Ce dossier concerne la branche d’un réseau de prostitution nigérian actif à Anvers. Six personnes ont été poursuivies mais plusieurs d'entre elles ont fait défaut. Certaines d’entre elles séjournaient en Italie. Elles ont été poursuivies pour traite des êtres humains aux fins d’exploitation sexuelle ainsi que pour trafic d’êtres humains, les deux avec circonstances aggravantes. Une des victimes était mineure.

Début mars 2016, la police a été contactée par le centre d’accueil Payoke. Une victime de la prostitution forcée, conduite du Nigeria vers la Belgique alors qu’elle n’avait que 16 ans, fit plusieurs déclarations. Elle avait été approchée par l’un des prévenus pour se rendre en Europe pour y aller à l’école. Elle voyagea de Benin City vers la Libye, en passant par le Niger, avant de prendre un bateau vers l’Europe. En Méditerranée, elle fut sauvée, ainsi que les autres passagers, par un navire italien. Quatre autres filles du même bateau se sont noyées. En Italie, l’un des prévenus l’attendait et on lui signala qu’elle devait rembourser une dette de 35.000 euros pour son voyage vers l’Europe. Elle avait également dû se soumettre à un rituel vaudou. Un autre prévenu la conduisit d’Italie vers Anvers, en Belgique. Elle fut conduite dans l’appartement de l’un des prévenus qu’elle partageait avec une autre jeune fille qui se trouvait dans la même situation qu’elle. Elle devait remettre l’argent qu’elle tirait de la prostitution à sa bailleresse, l’une des prévenues, pour rembourser sa dette. De plus, 25 euros par mois lui étaient facturés pour la nourriture et les boissons. Pendant ses déclarations à la police, elle évoqua une autre victime, la jeune fille avec laquelle elle partageait l’appartement. Cette dernière fut retrouvée et fit des déclarations similaires.
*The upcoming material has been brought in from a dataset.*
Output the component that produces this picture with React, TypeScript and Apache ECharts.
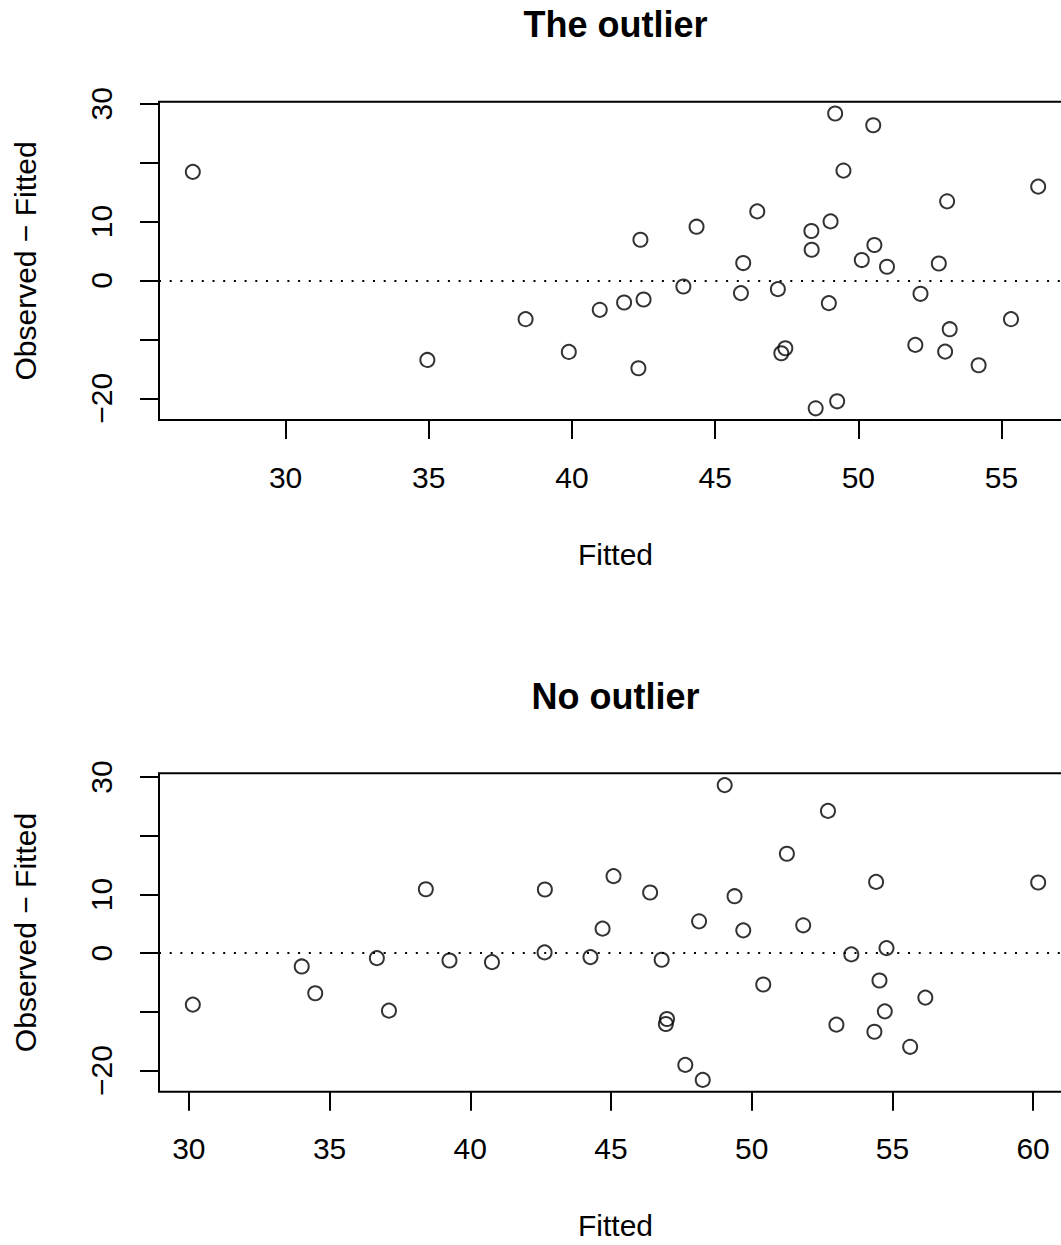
import React, { useEffect, useRef } from "react";
import * as echarts from "echarts";

// Residuals vs fitted values, model fitted with the outlier included
const outlierFitted = [
  26.76, 34.95, 38.38, 39.89, 40.97, 41.82, 42.5, 42.39, 42.32, 43.89, 44.35,
  45.9, 45.98, 46.47, 47.19, 47.31, 47.45, 48.36, 48.37, 48.51, 48.97, 49.03,
  49.19, 49.26, 49.48, 50.12, 50.52, 50.56, 51.0, 51.99, 52.17, 52.81, 53.03,
  53.1, 53.19, 54.2, 55.33, 56.28,
];
const outlierResid = [
  18.44, -13.49, -6.57, -12.13, -4.98, -3.74, -3.23, 6.92, -14.9, -1.02, 9.13,
  -2.14, 2.96, 11.73, -1.47, -12.35, -11.5, 8.4, 5.22, -21.7, -3.85, 10.03,
  28.35, -20.51, 18.66, 3.47, 26.36, 6.02, 2.33, -10.94, -2.26, 2.89, -12.07,
  13.44, -8.27, -14.39, -6.57, 15.94,
];

// Residuals vs fitted values, model refitted without the outlier
const cleanFitted = [
  30.14, 34.01, 34.49, 36.68, 37.11, 38.42, 39.26, 40.77, 42.65, 42.64, 44.27,
  44.7, 45.09, 46.39, 46.8, 46.99, 46.95, 47.64, 48.13, 48.26, 49.04, 49.39,
  49.7, 50.41, 51.25, 51.83, 52.71, 53.01, 53.54, 54.36, 54.42, 54.54, 54.73,
  54.79, 55.63, 56.17, 60.18,
];
const cleanResid = [
  -8.77, -2.27, -6.84, -0.86, -9.8, 10.89, -1.25, -1.54, 10.84, 0.12, -0.68,
  4.17, 13.12, 10.33, -1.13, -11.22, -12.07, -19.04, 5.42, -21.6, 28.63, 9.7,
  3.88, -5.35, 16.93, 4.74, 24.23, -12.19, -0.22, -13.39, 12.14, -4.67, -9.92,
  0.86, -15.96, -7.58, 12.04,
];

const panelTitles = ["The outlier", "No outlier"];
const xTicksTop = [30, 35, 40, 45, 50, 55];
const xTicksBottom = [30, 35, 40, 45, 50, 55, 60];
const yTicks = [-20, -10, 0, 10, 20, 30];
const yTickLabels = [-20, 0, 10, 30];

const FONT = "'Liberation Sans', Arial, Helvetica, sans-serif";
const INK = "#000";

// Base-graphics style limits: data range padded by 4% on each side
function paddedRange(values: number[]): [number, number] {
  const lo = Math.min(...values);
  const hi = Math.max(...values);
  const pad = (hi - lo) * 0.04;
  return [lo - pad, hi + pad];
}

const minus = (v: number) => String(v).replace("-", "\u2212");

const PLOT_LEFT = 159;
const PLOT_WIDTH = 913;
const PLOT_HEIGHT = 318.4;
const PANEL_TOPS = [101.7, 773.3];
const TITLE_Y = [24, 696];

function buildOption() {
  const panels = [
    { x: outlierFitted, y: outlierResid, xTicks: xTicksTop },
    { x: cleanFitted, y: cleanResid, xTicks: xTicksBottom },
  ];

  const grid = panels.map((_, i) => ({
    left: PLOT_LEFT,
    top: PANEL_TOPS[i],
    width: PLOT_WIDTH,
    height: PLOT_HEIGHT,
    show: true,
    borderColor: INK,
    borderWidth: 2,
    backgroundColor: "transparent",
    containLabel: false,
    outerBoundsMode: "none",
  }));

  const xAxis = panels.map((p, i) => {
    const [min, max] = paddedRange(p.x);
    return {
      type: "value",
      gridIndex: i,
      min,
      max,
      position: "bottom",
      axisLine: { show: false, onZero: false },
      splitLine: { show: false },
      axisTick: {
        show: true,
        inside: false,
        length: 19,
        customValues: p.xTicks,
        lineStyle: { color: INK, width: 2 },
      },
      axisLabel: {
        show: true,
        customValues: p.xTicks,
        margin: 42,
        fontSize: 30,
        color: INK,
        fontFamily: FONT,
        formatter: minus,
      },
      name: "Fitted",
      nameLocation: "middle",
      nameGap: 119,
      nameTextStyle: { fontSize: 30, color: INK, fontFamily: FONT },
    };
  });

  const yAxis = panels.map((p, i) => {
    const [min, max] = paddedRange(p.y);
    return {
      type: "value",
      gridIndex: i,
      min,
      max,
      position: "left",
      axisLine: { show: false, onZero: false },
      splitLine: { show: false },
      axisTick: {
        show: true,
        inside: false,
        length: 19,
        customValues: yTicks,
        lineStyle: { color: INK, width: 2 },
      },
      axisLabel: {
        show: true,
        customValues: yTickLabels,
        rotate: 90,
        margin: 43,
        fontSize: 30,
        color: INK,
        fontFamily: FONT,
        formatter: minus,
      },
      name: "Observed \u2212 Fitted",
      nameLocation: "middle",
      nameRotate: 90,
      nameGap: 119,
      nameTextStyle: { fontSize: 30, color: INK, fontFamily: FONT },
    };
  });

  const series = panels.map((p, i) => ({
    type: "scatter",
    xAxisIndex: i,
    yAxisIndex: i,
    data: p.x.map((v, k) => [v, p.y[k]]),
    symbol: "circle",
    symbolSize: 14,
    itemStyle: { color: "transparent", borderColor: INK, borderWidth: 2 },
    emphasis: { disabled: true },
    silent: true,
    markLine: {
      silent: true,
      symbol: "none",
      label: { show: false },
      lineStyle: { type: [2, 8.7], width: 2, color: INK },
      emphasis: { disabled: true },
      data: [{ yAxis: 0 }],
    },
  }));

  const graphic = panelTitles.map((t, i) => ({
    type: "text",
    x: PLOT_LEFT + PLOT_WIDTH / 2,
    y: TITLE_Y[i],
    style: {
      text: t,
      fontSize: 36,
      fontWeight: "bold",
      fontFamily: FONT,
      fill: INK,
      align: "center",
      verticalAlign: "middle",
    },
  }));

  return {
    animation: false,
    backgroundColor: "#fff",
    grid,
    xAxis,
    yAxis,
    series,
    graphic,
  };
}

export default function App() {
  const ref = useRef<HTMLDivElement>(null);

  useEffect(() => {
    if (!ref.current) return;
    const chart = echarts.init(ref.current, null, { renderer: "svg" });
    chart.setOption(buildOption() as any);
    return () => chart.dispose();
  }, []);

  return (
    <div
      style={{
        position: "absolute",
        left: 0,
        top: 0,
        width: 1061,
        height: 1245,
        overflow: "hidden",
        background: "#fff",
      }}
    >
      <div ref={ref} style={{ width: 1061, height: 1245 }} />
    </div>
  );
}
Les deux jeunes filles furent dans un premier temps menacées à maintes reprises car elles ne gagnaient pas assez, ensuite parce qu’elles refusaient de continuer de remettre leur argent. Leur famille au Nigeria avait également été menacée. Le tribunal a estimé que les faits étaient établis car les déclarations des deux victimes étaient cohérentes, détaillées et similaires, et donc crédibles. En outre, leurs déclarations étaient soutenues par des éléments objectifs.

Pendant l’enquête, la base de données Eurodac a été consultée, ainsi que les aéroports belges. Le voyage suivi (de l’Italie vers la Belgique) par les prévenus a ainsi pu être retracé. Il concordait parfaitement avec les déclarations des victimes. Les données des antennes émettrices ont également permis de déterminer la présence des prévenus à certains endroits, à certains moments, ce qui concordait également parfaitement avec les déclarations des victimes.

Des enquêtes de téléphonie rétroactive et financière ont également permis de confirmer les déclarations des victimes. Pendant la perquisition, une enveloppe contenant les objets utilisés pendant les rituels vaudous a été trouvée. Des messages audio et SMS ont été retrouvés. Il est en outre apparu que l’un des prévenus faisait l’objet d'une enquête italienne et était l’un des acteurs clés d’une organisation impliquée dans le trafic d’êtres humains du Nigeria vers l’Europe.

Les prévenus ont été condamnés, certains par défaut, à des peines d’emprisonnement allant de deux à six ans assorties d’amendes allant de 6.000 euros à 15.000 euros. Ils ont été déchus de leurs droits pour 5 ans et des montants ont été confisqués. Lors de l’audience, leur arrestation immédiate fut ordonnée.

Une victime s'était constituée partie civile. Elle a reçu un dommage moral et matériel de plus de 13.000 euros. Le montant confisqué lui a été attribué.

Cette décision a été en partie réformée par la Cour d’appel d’Anvers dans un arrêt du 3 octobre 2019.